The gift tax exemption is the same as the estate tax exemption. The lifetime exemption is one unified exemption that can be used to reduce either estate or gift taxes. Portability on the estate tax side may also allow larger gifts by the surviving spouse.
With both estate and gift taxes, the issues become much more complex if there is a subsequent marriage after the death of the first spouse. The exemption of the first spouse to die can be lost upon remarriage. This is because you can only use the exemption of the most recently deceased spouse and the new spouse may not have his or her own full $5,250,000 exemption, if they made substantial previous gifts. If the new spouse predeceases, then the exemption of the first predeceased spouse will be lost because the new spouse becomes the most recently deceased spouse.
The exemption amount of an individual will become a significant issue in negotiating premarital agreements between couples and may cause some to think twice before getting married, especially if one of them has used up his or her exemption. This may also cause “shopping” for spouses in order to use their exemptions.

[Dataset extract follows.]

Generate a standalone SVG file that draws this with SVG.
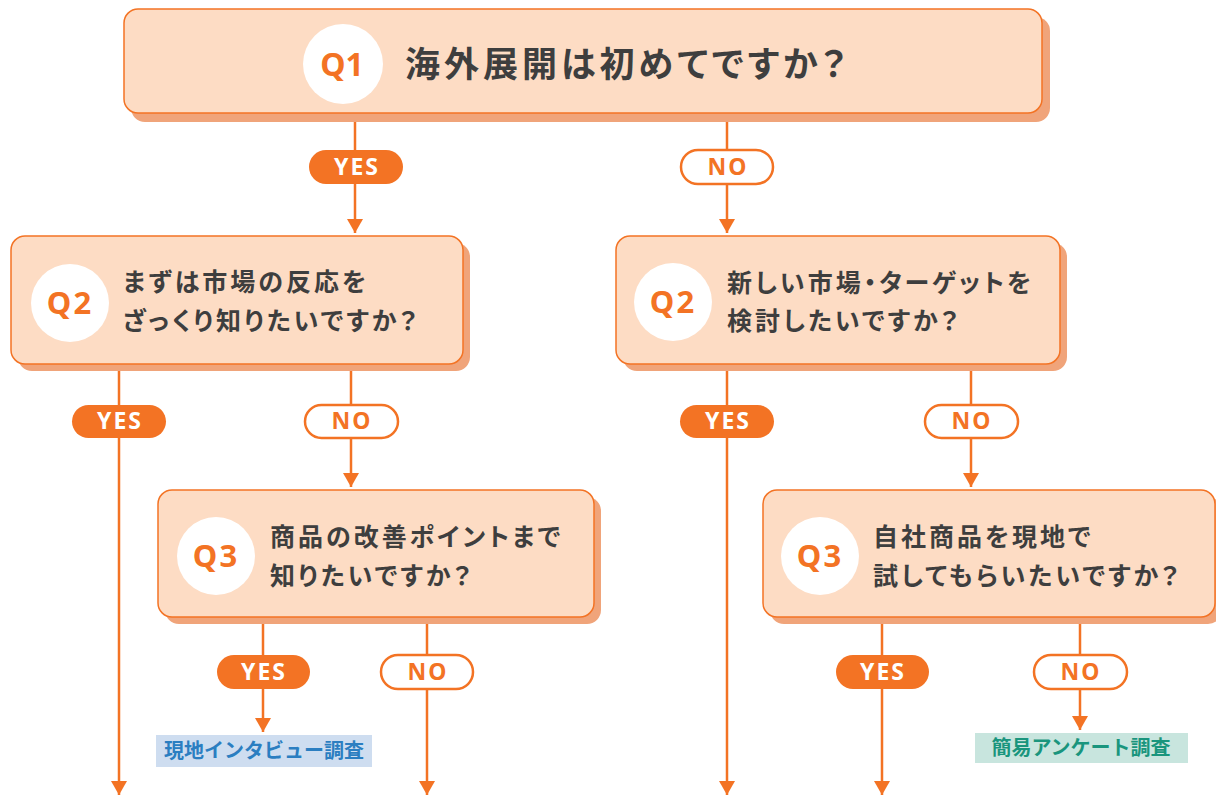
<svg xmlns="http://www.w3.org/2000/svg" width="1216" height="797" viewBox="0 0 1216 797">
<defs>
<style>
.shadow{fill:#F0A47A}
.box{fill:#FDDCC4;stroke:#F37324;stroke-width:1.5}
.circ{fill:#FFFFFF}
.qn{font-family:"Noto Sans","Noto Sans CJK JP",sans-serif;font-weight:700;fill:#F37324;text-anchor:middle}
.qt{font-family:"Noto Sans CJK JP",sans-serif;font-weight:700;fill:#3E3E3E;font-feature-settings:"palt"}
.line{stroke:#F37324;stroke-width:2.5;fill:none}
.yes{fill:#F37324}
.no{fill:#FFFFFF;stroke:#F37324;stroke-width:2.5}
.yt{font-family:"Noto Sans","Noto Sans CJK JP",sans-serif;font-weight:700;font-size:23px;fill:#FFFFFF;text-anchor:middle;letter-spacing:2px}
.nt{font-family:"Noto Sans","Noto Sans CJK JP",sans-serif;font-weight:700;font-size:23px;fill:#F37324;text-anchor:middle;letter-spacing:2px}
</style>
<marker id="arr" viewBox="0 0 14 16" refX="14" refY="8" markerWidth="14" markerHeight="16" markerUnits="userSpaceOnUse" orient="auto">
<path d="M0,0 L14,8 L0,16 Z" fill="#F37324"/>
</marker>
</defs>
<rect width="1216" height="797" fill="#FFFFFF"/>

<g id="connectors">
<line class="line" x1="355" y1="113" x2="355" y2="233" marker-end="url(#arr)"/>
<line class="line" x1="727" y1="113" x2="727" y2="233" marker-end="url(#arr)"/>
<line class="line" x1="119" y1="364" x2="119" y2="795" marker-end="url(#arr)"/>
<line class="line" x1="351" y1="364" x2="351" y2="487" marker-end="url(#arr)"/>
<line class="line" x1="727" y1="364" x2="727" y2="795" marker-end="url(#arr)"/>
<line class="line" x1="971" y1="364" x2="971" y2="487" marker-end="url(#arr)"/>
<line class="line" x1="263" y1="617" x2="263" y2="732" marker-end="url(#arr)"/>
<line class="line" x1="427" y1="617" x2="427" y2="795" marker-end="url(#arr)"/>
<line class="line" x1="882" y1="617" x2="882" y2="795" marker-end="url(#arr)"/>
<line class="line" x1="1080" y1="617" x2="1080" y2="730" marker-end="url(#arr)"/>
</g>

<g id="labels">
<rect class="yes" x="309" y="150" width="94" height="34" rx="17"/><text class="yt" x="357" y="175">YES</text>
<rect class="no" x="681" y="150" width="92" height="34" rx="17"/><text class="nt" x="728" y="175">NO</text>
<rect class="yes" x="72" y="405" width="94" height="33" rx="16.5"/><text class="yt" x="120" y="429">YES</text>
<rect class="no" x="305" y="405" width="93" height="33" rx="16.5"/><text class="nt" x="352" y="429">NO</text>
<rect class="yes" x="680" y="405" width="94" height="33" rx="16.5"/><text class="yt" x="728" y="429">YES</text>
<rect class="no" x="925" y="405" width="93" height="33" rx="16.5"/><text class="nt" x="972" y="429">NO</text>
<rect class="yes" x="217" y="655" width="93" height="34" rx="17"/><text class="yt" x="264" y="680">YES</text>
<rect class="no" x="381" y="655" width="92" height="34" rx="17"/><text class="nt" x="428" y="680">NO</text>
<rect class="yes" x="836" y="655" width="93" height="34" rx="17"/><text class="yt" x="883" y="680">YES</text>
<rect class="no" x="1034" y="655" width="93" height="34" rx="17"/><text class="nt" x="1081" y="680">NO</text>
</g>

<g id="q1">
<rect class="shadow" x="131" y="17" width="919" height="105" rx="14"/>
<rect class="box" x="124" y="9" width="918" height="104" rx="14"/>
<circle class="circ" cx="343" cy="64" r="40"/>
<text class="qn" x="342" y="76" font-size="32">Q1</text>
<text class="qt" x="405" y="77" font-size="35" letter-spacing="4">海外展開は初めてですか？</text>
</g>

<g id="q2-left">
<rect class="shadow" x="18" y="243" width="452" height="128" rx="14"/>
<rect class="box" x="11" y="236" width="452" height="128" rx="14"/>
<circle class="circ" cx="70" cy="303" r="39"/>
<text class="qn" x="70" y="314" font-size="31" letter-spacing="2">Q2</text>
<text class="qt" x="123" y="291" font-size="25" letter-spacing="3">まずは市場の反応を</text>
<text class="qt" x="123" y="330" font-size="25" letter-spacing="3">ざっくり知りたいですか？</text>
</g>

<g id="q2-right">
<rect class="shadow" x="623" y="243" width="444" height="128" rx="14"/>
<rect class="box" x="616" y="236" width="444" height="128" rx="14"/>
<circle class="circ" cx="673" cy="302" r="39"/>
<text class="qn" x="673" y="313" font-size="31" letter-spacing="2">Q2</text>
<text class="qt" x="727" y="292" font-size="25" letter-spacing="3">新しい市場・ターゲットを</text>
<text class="qt" x="727" y="330" font-size="25" letter-spacing="3">検討したいですか？</text>
</g>

<g id="q3-left">
<rect class="shadow" x="165" y="497" width="436" height="127" rx="14"/>
<rect class="box" x="158" y="490" width="436" height="127" rx="14"/>
<circle class="circ" cx="216" cy="556" r="39"/>
<text class="qn" x="216" y="567" font-size="31" letter-spacing="2">Q3</text>
<text class="qt" x="270" y="546" font-size="25" letter-spacing="3">商品の改善ポイントまで</text>
<text class="qt" x="270" y="585" font-size="25" letter-spacing="3">知りたいですか？</text>
</g>

<g id="q3-right">
<rect class="shadow" x="770" y="497" width="452" height="127" rx="14"/>
<rect class="box" x="763" y="490" width="452" height="127" rx="14"/>
<circle class="circ" cx="820" cy="556" r="39"/>
<text class="qn" x="820" y="567" font-size="31" letter-spacing="2">Q3</text>
<text class="qt" x="873" y="546" font-size="25" letter-spacing="3">自社商品を現地で</text>
<text class="qt" x="873" y="585" font-size="25" letter-spacing="3">試してもらいたいですか？</text>
</g>

<g id="result-interview">
<rect x="156" y="735" width="216" height="32" fill="#CEDDF0"/>
<text x="264" y="758" font-family="Noto Sans CJK JP, sans-serif" font-weight="700" font-size="20" fill="#2B7EC1" text-anchor="middle">現地インタビュー調査</text>
</g>

<g id="result-survey">
<rect x="975" y="733" width="213" height="30" fill="#C8E5DE"/>
<text x="1081" y="755" font-family="Noto Sans CJK JP, sans-serif" font-weight="700" font-size="20" fill="#1A957D" text-anchor="middle">簡易アンケート調査</text>
</g>
</svg>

Keep in mind that a mere $5,000,000 exemption at a 40% estate tax rate can be worth as much as $2,000,000 in tax savings. Oddly, this can make someone with modest means, who is substantially older and in very poor health, an attractive candidate for marriage.
The generation skipping transfer tax exemption amount is the same as for estate taxes with important differences. It is not shared with the gift and estate tax exemption and there is no portability. For this reason, even more caution needs to be observed with respect to how it is used.
The annual gift tax exclusion is now $14,000 per donee, also subject to future inflation adjustments. Proper gifts within the limits do not require filing a gift tax return and there is no loss of the lifetime exemption. Annual gifts in excess of $14,000 per donee will require filing a gift tax return and also use of the lifetime exemption for the amounts over $14,000, per donee. A gift tax return is also required when one spouse makes his or her own gift and also makes the gift for the other spouse, even if the gift is no more than $14,000, per donee.